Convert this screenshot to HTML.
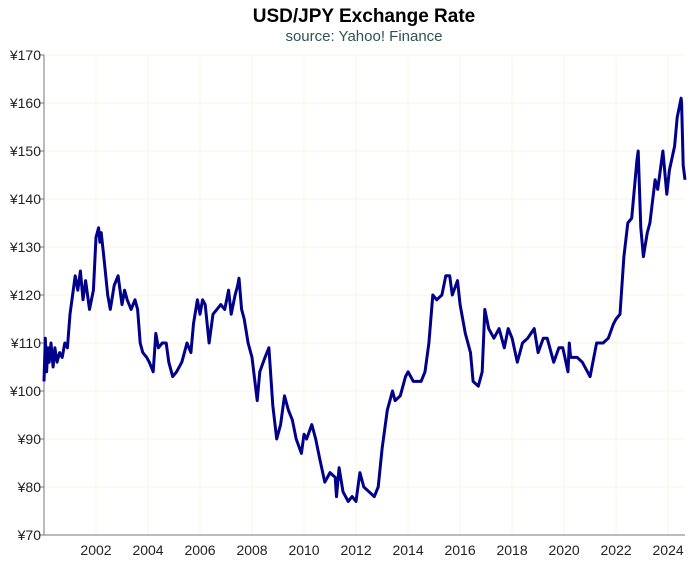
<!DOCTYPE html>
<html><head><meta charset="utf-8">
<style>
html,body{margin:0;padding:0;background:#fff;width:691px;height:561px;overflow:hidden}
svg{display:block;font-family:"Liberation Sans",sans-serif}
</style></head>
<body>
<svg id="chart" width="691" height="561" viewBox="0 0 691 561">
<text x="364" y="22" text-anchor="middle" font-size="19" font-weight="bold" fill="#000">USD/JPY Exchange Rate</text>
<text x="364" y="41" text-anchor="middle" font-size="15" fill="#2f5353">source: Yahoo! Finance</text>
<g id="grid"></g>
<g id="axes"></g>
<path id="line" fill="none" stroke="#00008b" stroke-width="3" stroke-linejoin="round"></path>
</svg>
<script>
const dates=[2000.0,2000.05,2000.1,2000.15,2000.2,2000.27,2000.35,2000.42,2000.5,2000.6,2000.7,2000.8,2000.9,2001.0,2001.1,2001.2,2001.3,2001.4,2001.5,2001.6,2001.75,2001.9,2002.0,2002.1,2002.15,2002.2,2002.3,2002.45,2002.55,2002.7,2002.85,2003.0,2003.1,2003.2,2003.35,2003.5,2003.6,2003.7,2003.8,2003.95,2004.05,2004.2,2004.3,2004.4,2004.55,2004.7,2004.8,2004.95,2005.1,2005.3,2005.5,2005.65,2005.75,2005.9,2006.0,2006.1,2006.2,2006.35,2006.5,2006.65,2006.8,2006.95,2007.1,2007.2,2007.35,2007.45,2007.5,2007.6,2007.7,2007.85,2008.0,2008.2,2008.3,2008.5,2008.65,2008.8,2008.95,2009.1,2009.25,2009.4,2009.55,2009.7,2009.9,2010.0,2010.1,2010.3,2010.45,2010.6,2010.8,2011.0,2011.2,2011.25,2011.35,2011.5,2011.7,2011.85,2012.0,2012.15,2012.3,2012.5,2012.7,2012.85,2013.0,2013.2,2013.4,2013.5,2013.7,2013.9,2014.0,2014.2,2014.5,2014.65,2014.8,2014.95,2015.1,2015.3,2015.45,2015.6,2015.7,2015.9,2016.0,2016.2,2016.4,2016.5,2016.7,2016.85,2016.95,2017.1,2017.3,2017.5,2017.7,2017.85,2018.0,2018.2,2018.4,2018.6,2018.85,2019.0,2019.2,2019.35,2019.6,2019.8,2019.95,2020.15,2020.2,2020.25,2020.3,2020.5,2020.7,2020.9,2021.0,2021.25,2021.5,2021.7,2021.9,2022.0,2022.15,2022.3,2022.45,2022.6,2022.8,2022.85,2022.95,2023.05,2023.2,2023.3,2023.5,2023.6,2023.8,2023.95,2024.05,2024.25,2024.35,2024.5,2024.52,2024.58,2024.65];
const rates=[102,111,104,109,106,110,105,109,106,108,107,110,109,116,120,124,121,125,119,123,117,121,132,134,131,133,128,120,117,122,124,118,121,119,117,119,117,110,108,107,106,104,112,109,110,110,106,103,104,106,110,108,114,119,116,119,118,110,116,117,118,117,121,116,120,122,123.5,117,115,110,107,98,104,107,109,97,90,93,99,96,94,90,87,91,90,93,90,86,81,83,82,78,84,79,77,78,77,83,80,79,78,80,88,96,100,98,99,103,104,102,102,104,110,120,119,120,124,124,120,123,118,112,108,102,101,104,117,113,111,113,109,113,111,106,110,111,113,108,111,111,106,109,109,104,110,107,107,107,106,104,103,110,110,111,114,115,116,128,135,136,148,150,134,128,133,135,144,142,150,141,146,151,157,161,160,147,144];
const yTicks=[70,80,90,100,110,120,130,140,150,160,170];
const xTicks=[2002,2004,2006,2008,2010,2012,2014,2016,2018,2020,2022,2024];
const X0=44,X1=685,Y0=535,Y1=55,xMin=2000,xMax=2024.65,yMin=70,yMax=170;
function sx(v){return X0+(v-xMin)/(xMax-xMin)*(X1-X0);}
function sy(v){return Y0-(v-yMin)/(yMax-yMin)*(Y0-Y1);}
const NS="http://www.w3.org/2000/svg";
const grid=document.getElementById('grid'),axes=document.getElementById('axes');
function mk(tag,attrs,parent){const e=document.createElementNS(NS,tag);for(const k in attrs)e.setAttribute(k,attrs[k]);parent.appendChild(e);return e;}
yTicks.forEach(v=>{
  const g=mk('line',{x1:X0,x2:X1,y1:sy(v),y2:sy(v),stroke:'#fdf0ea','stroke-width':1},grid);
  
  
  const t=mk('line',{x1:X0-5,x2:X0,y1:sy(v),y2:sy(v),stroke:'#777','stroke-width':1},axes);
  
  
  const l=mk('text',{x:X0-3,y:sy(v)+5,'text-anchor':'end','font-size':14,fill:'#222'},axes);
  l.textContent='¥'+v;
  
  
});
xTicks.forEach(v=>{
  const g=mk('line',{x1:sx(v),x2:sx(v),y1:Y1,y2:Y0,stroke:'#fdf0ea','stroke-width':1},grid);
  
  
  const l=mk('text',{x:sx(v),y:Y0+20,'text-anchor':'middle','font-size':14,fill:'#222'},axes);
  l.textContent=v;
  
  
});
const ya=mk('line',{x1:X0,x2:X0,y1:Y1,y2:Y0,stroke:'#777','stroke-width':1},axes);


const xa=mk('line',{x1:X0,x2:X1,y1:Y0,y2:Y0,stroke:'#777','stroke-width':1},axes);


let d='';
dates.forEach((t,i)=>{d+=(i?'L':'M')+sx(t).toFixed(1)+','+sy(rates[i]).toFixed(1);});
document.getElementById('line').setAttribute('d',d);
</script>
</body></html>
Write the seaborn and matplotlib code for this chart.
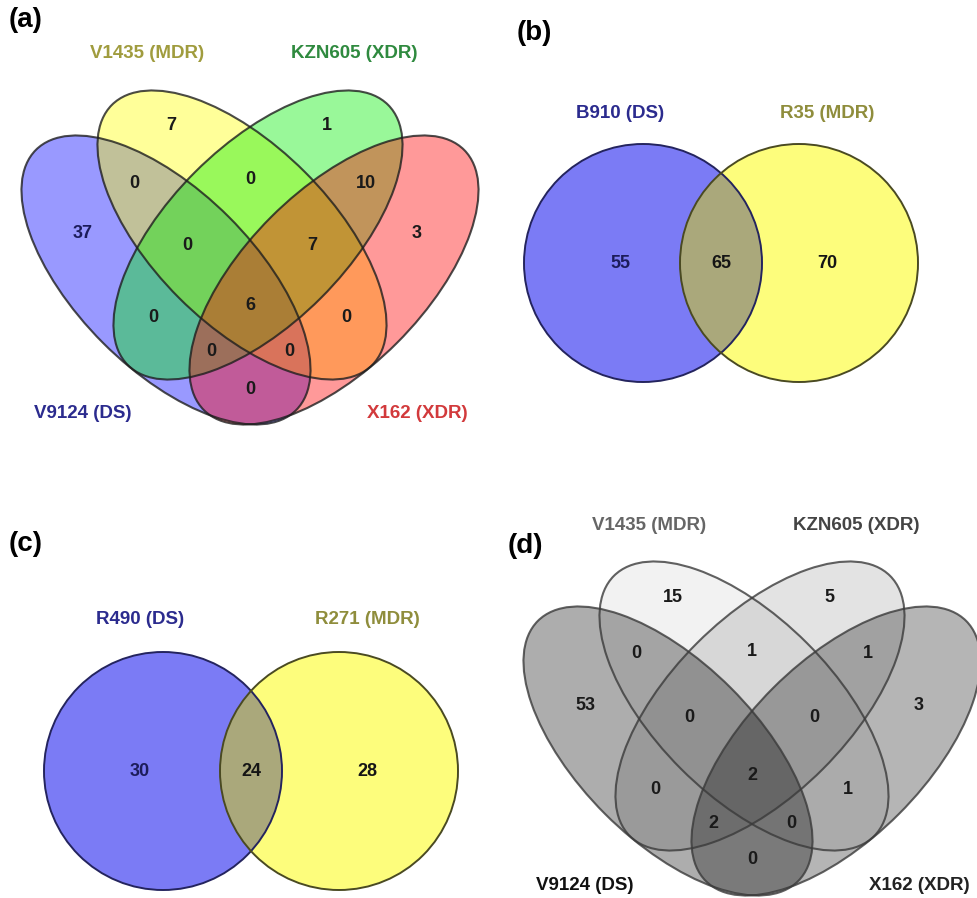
※ ※ ※
__Objective__. Your task is to repeat the material above exactly, without its pictures.

__Output below__.
Convert this screenshot to HTML.
<!DOCTYPE html>
<html><head><meta charset="utf-8">
<style>
html,body{margin:0;padding:0;background:#fff;width:691px;height:561px;overflow:hidden}
svg{display:block;font-family:"Liberation Sans",sans-serif}
</style></head>
<body>
<svg id="chart" width="691" height="561" viewBox="0 0 691 561">
<text x="364" y="22" text-anchor="middle" font-size="19" font-weight="bold" fill="#000">USD/JPY Exchange Rate</text>
<text x="364" y="41" text-anchor="middle" font-size="15" fill="#2f5353">source: Yahoo! Finance</text>
<g id="grid"></g>
<g id="axes"></g>
<path id="line" fill="none" stroke="#00008b" stroke-width="3" stroke-linejoin="round"></path>
</svg>
<script>
const dates=[2000.0,2000.05,2000.1,2000.15,2000.2,2000.27,2000.35,2000.42,2000.5,2000.6,2000.7,2000.8,2000.9,2001.0,2001.1,2001.2,2001.3,2001.4,2001.5,2001.6,2001.75,2001.9,2002.0,2002.1,2002.15,2002.2,2002.3,2002.45,2002.55,2002.7,2002.85,2003.0,2003.1,2003.2,2003.35,2003.5,2003.6,2003.7,2003.8,2003.95,2004.05,2004.2,2004.3,2004.4,2004.55,2004.7,2004.8,2004.95,2005.1,2005.3,2005.5,2005.65,2005.75,2005.9,2006.0,2006.1,2006.2,2006.35,2006.5,2006.65,2006.8,2006.95,2007.1,2007.2,2007.35,2007.45,2007.5,2007.6,2007.7,2007.85,2008.0,2008.2,2008.3,2008.5,2008.65,2008.8,2008.95,2009.1,2009.25,2009.4,2009.55,2009.7,2009.9,2010.0,2010.1,2010.3,2010.45,2010.6,2010.8,2011.0,2011.2,2011.25,2011.35,2011.5,2011.7,2011.85,2012.0,2012.15,2012.3,2012.5,2012.7,2012.85,2013.0,2013.2,2013.4,2013.5,2013.7,2013.9,2014.0,2014.2,2014.5,2014.65,2014.8,2014.95,2015.1,2015.3,2015.45,2015.6,2015.7,2015.9,2016.0,2016.2,2016.4,2016.5,2016.7,2016.85,2016.95,2017.1,2017.3,2017.5,2017.7,2017.85,2018.0,2018.2,2018.4,2018.6,2018.85,2019.0,2019.2,2019.35,2019.6,2019.8,2019.95,2020.15,2020.2,2020.25,2020.3,2020.5,2020.7,2020.9,2021.0,2021.25,2021.5,2021.7,2021.9,2022.0,2022.15,2022.3,2022.45,2022.6,2022.8,2022.85,2022.95,2023.05,2023.2,2023.3,2023.5,2023.6,2023.8,2023.95,2024.05,2024.25,2024.35,2024.5,2024.52,2024.58,2024.65];
const rates=[102,111,104,109,106,110,105,109,106,108,107,110,109,116,120,124,121,125,119,123,117,121,132,134,131,133,128,120,117,122,124,118,121,119,117,119,117,110,108,107,106,104,112,109,110,110,106,103,104,106,110,108,114,119,116,119,118,110,116,117,118,117,121,116,120,122,123.5,117,115,110,107,98,104,107,109,97,90,93,99,96,94,90,87,91,90,93,90,86,81,83,82,78,84,79,77,78,77,83,80,79,78,80,88,96,100,98,99,103,104,102,102,104,110,120,119,120,124,124,120,123,118,112,108,102,101,104,117,113,111,113,109,113,111,106,110,111,113,108,111,111,106,109,109,104,110,107,107,107,106,104,103,110,110,111,114,115,116,128,135,136,148,150,134,128,133,135,144,142,150,141,146,151,157,161,160,147,144];
const yTicks=[70,80,90,100,110,120,130,140,150,160,170];
const xTicks=[2002,2004,2006,2008,2010,2012,2014,2016,2018,2020,2022,2024];
const X0=44,X1=685,Y0=535,Y1=55,xMin=2000,xMax=2024.65,yMin=70,yMax=170;
function sx(v){return X0+(v-xMin)/(xMax-xMin)*(X1-X0);}
function sy(v){return Y0-(v-yMin)/(yMax-yMin)*(Y0-Y1);}
const NS="http://www.w3.org/2000/svg";
const grid=document.getElementById('grid'),axes=document.getElementById('axes');
function mk(tag,attrs,parent){const e=document.createElementNS(NS,tag);for(const k in attrs)e.setAttribute(k,attrs[k]);parent.appendChild(e);return e;}
yTicks.forEach(v=>{
  const g=mk('line',{x1:X0,x2:X1,y1:sy(v),y2:sy(v),stroke:'#fdf0ea','stroke-width':1},grid);
  
  
  const t=mk('line',{x1:X0-5,x2:X0,y1:sy(v),y2:sy(v),stroke:'#777','stroke-width':1},axes);
  
  
  const l=mk('text',{x:X0-3,y:sy(v)+5,'text-anchor':'end','font-size':14,fill:'#222'},axes);
  l.textContent='¥'+v;
  
  
});
xTicks.forEach(v=>{
  const g=mk('line',{x1:sx(v),x2:sx(v),y1:Y1,y2:Y0,stroke:'#fdf0ea','stroke-width':1},grid);
  
  
  const l=mk('text',{x:sx(v),y:Y0+20,'text-anchor':'middle','font-size':14,fill:'#222'},axes);
  l.textContent=v;
  
  
});
const ya=mk('line',{x1:X0,x2:X0,y1:Y1,y2:Y0,stroke:'#777','stroke-width':1},axes);


const xa=mk('line',{x1:X0,x2:X1,y1:Y0,y2:Y0,stroke:'#777','stroke-width':1},axes);


let d='';
dates.forEach((t,i)=>{d+=(i?'L':'M')+sx(t).toFixed(1)+','+sy(rates[i]).toFixed(1);});
document.getElementById('line').setAttribute('d',d);
</script>
</body></html>
Write the seaborn and matplotlib code for this chart.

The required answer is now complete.